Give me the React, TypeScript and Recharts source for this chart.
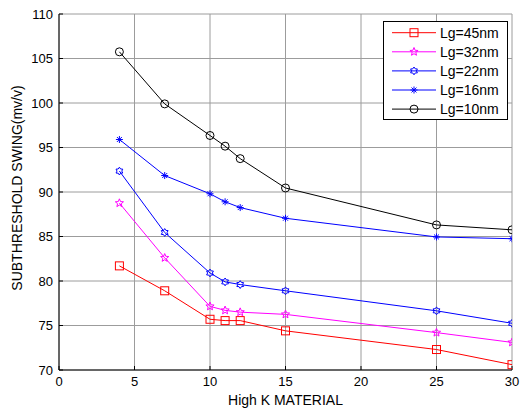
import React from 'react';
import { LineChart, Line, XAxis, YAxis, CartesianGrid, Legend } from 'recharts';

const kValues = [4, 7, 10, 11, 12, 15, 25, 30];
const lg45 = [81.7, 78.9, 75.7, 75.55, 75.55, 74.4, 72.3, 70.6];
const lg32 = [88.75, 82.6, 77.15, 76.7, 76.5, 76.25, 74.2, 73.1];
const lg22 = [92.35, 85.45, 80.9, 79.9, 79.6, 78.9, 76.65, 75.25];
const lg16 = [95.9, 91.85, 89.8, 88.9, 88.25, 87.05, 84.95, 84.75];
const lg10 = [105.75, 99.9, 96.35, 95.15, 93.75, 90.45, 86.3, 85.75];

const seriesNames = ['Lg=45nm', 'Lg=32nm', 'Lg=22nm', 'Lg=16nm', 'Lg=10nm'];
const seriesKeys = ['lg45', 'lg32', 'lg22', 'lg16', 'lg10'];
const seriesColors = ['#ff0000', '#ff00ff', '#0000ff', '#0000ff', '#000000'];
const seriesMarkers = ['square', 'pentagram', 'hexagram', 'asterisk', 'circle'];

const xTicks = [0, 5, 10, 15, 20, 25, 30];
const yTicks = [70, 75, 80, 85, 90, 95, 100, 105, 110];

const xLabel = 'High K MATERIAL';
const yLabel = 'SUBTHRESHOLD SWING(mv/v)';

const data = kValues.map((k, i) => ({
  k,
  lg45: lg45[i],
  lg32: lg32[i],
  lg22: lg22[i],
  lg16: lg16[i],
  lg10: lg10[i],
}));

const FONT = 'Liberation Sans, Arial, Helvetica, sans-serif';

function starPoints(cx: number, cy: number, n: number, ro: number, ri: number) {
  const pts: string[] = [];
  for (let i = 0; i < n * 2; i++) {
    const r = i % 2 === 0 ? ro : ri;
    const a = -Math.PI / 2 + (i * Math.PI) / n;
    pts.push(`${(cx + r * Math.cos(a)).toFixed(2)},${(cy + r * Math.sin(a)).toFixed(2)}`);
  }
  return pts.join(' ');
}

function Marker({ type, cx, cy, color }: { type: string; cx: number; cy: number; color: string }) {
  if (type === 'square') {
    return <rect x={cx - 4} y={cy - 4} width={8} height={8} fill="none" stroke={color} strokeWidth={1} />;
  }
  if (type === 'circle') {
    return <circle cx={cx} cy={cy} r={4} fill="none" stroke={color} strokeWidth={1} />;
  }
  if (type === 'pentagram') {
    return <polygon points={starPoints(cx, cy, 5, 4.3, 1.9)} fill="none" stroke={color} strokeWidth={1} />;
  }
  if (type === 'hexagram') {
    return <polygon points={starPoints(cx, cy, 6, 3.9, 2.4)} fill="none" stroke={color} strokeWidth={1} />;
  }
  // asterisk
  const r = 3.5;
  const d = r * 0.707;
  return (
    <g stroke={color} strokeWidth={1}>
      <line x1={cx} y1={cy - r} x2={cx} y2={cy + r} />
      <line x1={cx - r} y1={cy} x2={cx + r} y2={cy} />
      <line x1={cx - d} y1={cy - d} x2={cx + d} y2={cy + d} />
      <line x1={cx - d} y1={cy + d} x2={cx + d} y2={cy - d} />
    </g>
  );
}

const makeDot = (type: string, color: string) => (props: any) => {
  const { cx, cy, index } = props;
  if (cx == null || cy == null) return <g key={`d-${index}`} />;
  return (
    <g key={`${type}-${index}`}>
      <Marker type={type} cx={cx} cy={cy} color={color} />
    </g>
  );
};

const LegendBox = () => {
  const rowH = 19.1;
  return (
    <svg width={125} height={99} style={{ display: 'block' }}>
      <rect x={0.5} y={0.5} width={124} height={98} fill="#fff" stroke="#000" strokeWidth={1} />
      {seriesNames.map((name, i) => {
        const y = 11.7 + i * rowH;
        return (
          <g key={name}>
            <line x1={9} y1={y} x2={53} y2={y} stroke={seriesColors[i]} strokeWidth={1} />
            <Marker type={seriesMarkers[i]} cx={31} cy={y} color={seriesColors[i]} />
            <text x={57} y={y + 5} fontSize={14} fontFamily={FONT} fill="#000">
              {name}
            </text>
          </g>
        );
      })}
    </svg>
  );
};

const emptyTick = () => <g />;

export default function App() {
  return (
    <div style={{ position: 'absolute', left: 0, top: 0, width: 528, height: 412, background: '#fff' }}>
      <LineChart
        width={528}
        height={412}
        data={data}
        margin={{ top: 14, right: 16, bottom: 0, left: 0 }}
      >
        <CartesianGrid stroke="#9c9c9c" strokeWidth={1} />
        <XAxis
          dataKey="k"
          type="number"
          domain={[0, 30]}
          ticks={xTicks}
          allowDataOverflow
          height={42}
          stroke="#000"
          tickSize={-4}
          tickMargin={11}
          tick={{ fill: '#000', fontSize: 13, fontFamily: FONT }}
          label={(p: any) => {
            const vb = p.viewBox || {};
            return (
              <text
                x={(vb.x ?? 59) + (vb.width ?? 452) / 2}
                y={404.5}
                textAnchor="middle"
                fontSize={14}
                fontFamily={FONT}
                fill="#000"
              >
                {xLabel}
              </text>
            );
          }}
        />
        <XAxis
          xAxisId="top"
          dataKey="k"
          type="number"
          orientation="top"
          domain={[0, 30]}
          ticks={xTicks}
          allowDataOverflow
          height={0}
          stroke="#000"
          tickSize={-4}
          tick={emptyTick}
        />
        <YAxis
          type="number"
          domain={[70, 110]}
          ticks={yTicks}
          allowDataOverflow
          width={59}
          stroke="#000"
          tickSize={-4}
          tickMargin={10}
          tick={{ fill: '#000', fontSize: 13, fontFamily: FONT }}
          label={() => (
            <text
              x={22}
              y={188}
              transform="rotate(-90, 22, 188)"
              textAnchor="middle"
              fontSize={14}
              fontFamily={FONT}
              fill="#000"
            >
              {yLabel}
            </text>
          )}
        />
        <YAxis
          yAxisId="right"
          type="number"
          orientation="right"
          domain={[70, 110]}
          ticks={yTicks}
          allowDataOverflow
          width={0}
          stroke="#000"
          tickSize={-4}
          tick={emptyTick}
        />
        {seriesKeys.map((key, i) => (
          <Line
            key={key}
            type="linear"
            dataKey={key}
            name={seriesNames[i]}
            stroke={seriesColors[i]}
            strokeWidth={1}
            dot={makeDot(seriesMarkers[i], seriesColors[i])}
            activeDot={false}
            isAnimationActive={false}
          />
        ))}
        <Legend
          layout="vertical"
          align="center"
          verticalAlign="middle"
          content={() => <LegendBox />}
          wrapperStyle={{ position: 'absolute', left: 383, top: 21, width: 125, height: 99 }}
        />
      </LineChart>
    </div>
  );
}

• Task prompt: Write out every line above exactly as it is, leaving out the pictures.

• Answer to the task:
Give me the React, TypeScript and Recharts source for this chart.
import React from 'react';
import { LineChart, Line, XAxis, YAxis, CartesianGrid, Legend } from 'recharts';

const kValues = [4, 7, 10, 11, 12, 15, 25, 30];
const lg45 = [81.7, 78.9, 75.7, 75.55, 75.55, 74.4, 72.3, 70.6];
const lg32 = [88.75, 82.6, 77.15, 76.7, 76.5, 76.25, 74.2, 73.1];
const lg22 = [92.35, 85.45, 80.9, 79.9, 79.6, 78.9, 76.65, 75.25];
const lg16 = [95.9, 91.85, 89.8, 88.9, 88.25, 87.05, 84.95, 84.75];
const lg10 = [105.75, 99.9, 96.35, 95.15, 93.75, 90.45, 86.3, 85.75];

const seriesNames = ['Lg=45nm', 'Lg=32nm', 'Lg=22nm', 'Lg=16nm', 'Lg=10nm'];
const seriesKeys = ['lg45', 'lg32', 'lg22', 'lg16', 'lg10'];
const seriesColors = ['#ff0000', '#ff00ff', '#0000ff', '#0000ff', '#000000'];
const seriesMarkers = ['square', 'pentagram', 'hexagram', 'asterisk', 'circle'];

const xTicks = [0, 5, 10, 15, 20, 25, 30];
const yTicks = [70, 75, 80, 85, 90, 95, 100, 105, 110];

const xLabel = 'High K MATERIAL';
const yLabel = 'SUBTHRESHOLD SWING(mv/v)';

const data = kValues.map((k, i) => ({
  k,
  lg45: lg45[i],
  lg32: lg32[i],
  lg22: lg22[i],
  lg16: lg16[i],
  lg10: lg10[i],
}));

const FONT = 'Liberation Sans, Arial, Helvetica, sans-serif';

function starPoints(cx: number, cy: number, n: number, ro: number, ri: number) {
  const pts: string[] = [];
  for (let i = 0; i < n * 2; i++) {
    const r = i % 2 === 0 ? ro : ri;
    const a = -Math.PI / 2 + (i * Math.PI) / n;
    pts.push(`${(cx + r * Math.cos(a)).toFixed(2)},${(cy + r * Math.sin(a)).toFixed(2)}`);
  }
  return pts.join(' ');
}

function Marker({ type, cx, cy, color }: { type: string; cx: number; cy: number; color: string }) {
  if (type === 'square') {
    return <rect x={cx - 4} y={cy - 4} width={8} height={8} fill="none" stroke={color} strokeWidth={1} />;
  }
  if (type === 'circle') {
    return <circle cx={cx} cy={cy} r={4} fill="none" stroke={color} strokeWidth={1} />;
  }
  if (type === 'pentagram') {
    return <polygon points={starPoints(cx, cy, 5, 4.3, 1.9)} fill="none" stroke={color} strokeWidth={1} />;
  }
  if (type === 'hexagram') {
    return <polygon points={starPoints(cx, cy, 6, 3.9, 2.4)} fill="none" stroke={color} strokeWidth={1} />;
  }
  // asterisk
  const r = 3.5;
  const d = r * 0.707;
  return (
    <g stroke={color} strokeWidth={1}>
      <line x1={cx} y1={cy - r} x2={cx} y2={cy + r} />
      <line x1={cx - r} y1={cy} x2={cx + r} y2={cy} />
      <line x1={cx - d} y1={cy - d} x2={cx + d} y2={cy + d} />
      <line x1={cx - d} y1={cy + d} x2={cx + d} y2={cy - d} />
    </g>
  );
}

const makeDot = (type: string, color: string) => (props: any) => {
  const { cx, cy, index } = props;
  if (cx == null || cy == null) return <g key={`d-${index}`} />;
  return (
    <g key={`${type}-${index}`}>
      <Marker type={type} cx={cx} cy={cy} color={color} />
    </g>
  );
};

const LegendBox = () => {
  const rowH = 19.1;
  return (
    <svg width={125} height={99} style={{ display: 'block' }}>
      <rect x={0.5} y={0.5} width={124} height={98} fill="#fff" stroke="#000" strokeWidth={1} />
      {seriesNames.map((name, i) => {
        const y = 11.7 + i * rowH;
        return (
          <g key={name}>
            <line x1={9} y1={y} x2={53} y2={y} stroke={seriesColors[i]} strokeWidth={1} />
            <Marker type={seriesMarkers[i]} cx={31} cy={y} color={seriesColors[i]} />
            <text x={57} y={y + 5} fontSize={14} fontFamily={FONT} fill="#000">
              {name}
            </text>
          </g>
        );
      })}
    </svg>
  );
};

const emptyTick = () => <g />;

export default function App() {
  return (
    <div style={{ position: 'absolute', left: 0, top: 0, width: 528, height: 412, background: '#fff' }}>
      <LineChart
        width={528}
        height={412}
        data={data}
        margin={{ top: 14, right: 16, bottom: 0, left: 0 }}
      >
        <CartesianGrid stroke="#9c9c9c" strokeWidth={1} />
        <XAxis
          dataKey="k"
          type="number"
          domain={[0, 30]}
          ticks={xTicks}
          allowDataOverflow
          height={42}
          stroke="#000"
          tickSize={-4}
          tickMargin={11}
          tick={{ fill: '#000', fontSize: 13, fontFamily: FONT }}
          label={(p: any) => {
            const vb = p.viewBox || {};
            return (
              <text
                x={(vb.x ?? 59) + (vb.width ?? 452) / 2}
                y={404.5}
                textAnchor="middle"
                fontSize={14}
                fontFamily={FONT}
                fill="#000"
              >
                {xLabel}
              </text>
            );
          }}
        />
        <XAxis
          xAxisId="top"
          dataKey="k"
          type="number"
          orientation="top"
          domain={[0, 30]}
          ticks={xTicks}
          allowDataOverflow
          height={0}
          stroke="#000"
          tickSize={-4}
          tick={emptyTick}
        />
        <YAxis
          type="number"
          domain={[70, 110]}
          ticks={yTicks}
          allowDataOverflow
          width={59}
          stroke="#000"
          tickSize={-4}
          tickMargin={10}
          tick={{ fill: '#000', fontSize: 13, fontFamily: FONT }}
          label={() => (
            <text
              x={22}
              y={188}
              transform="rotate(-90, 22, 188)"
              textAnchor="middle"
              fontSize={14}
              fontFamily={FONT}
              fill="#000"
            >
              {yLabel}
            </text>
          )}
        />
        <YAxis
          yAxisId="right"
          type="number"
          orientation="right"
          domain={[70, 110]}
          ticks={yTicks}
          allowDataOverflow
          width={0}
          stroke="#000"
          tickSize={-4}
          tick={emptyTick}
        />
        {seriesKeys.map((key, i) => (
          <Line
            key={key}
            type="linear"
            dataKey={key}
            name={seriesNames[i]}
            stroke={seriesColors[i]}
            strokeWidth={1}
            dot={makeDot(seriesMarkers[i], seriesColors[i])}
            activeDot={false}
            isAnimationActive={false}
          />
        ))}
        <Legend
          layout="vertical"
          align="center"
          verticalAlign="middle"
          content={() => <LegendBox />}
          wrapperStyle={{ position: 'absolute', left: 383, top: 21, width: 125, height: 99 }}
        />
      </LineChart>
    </div>
  );
}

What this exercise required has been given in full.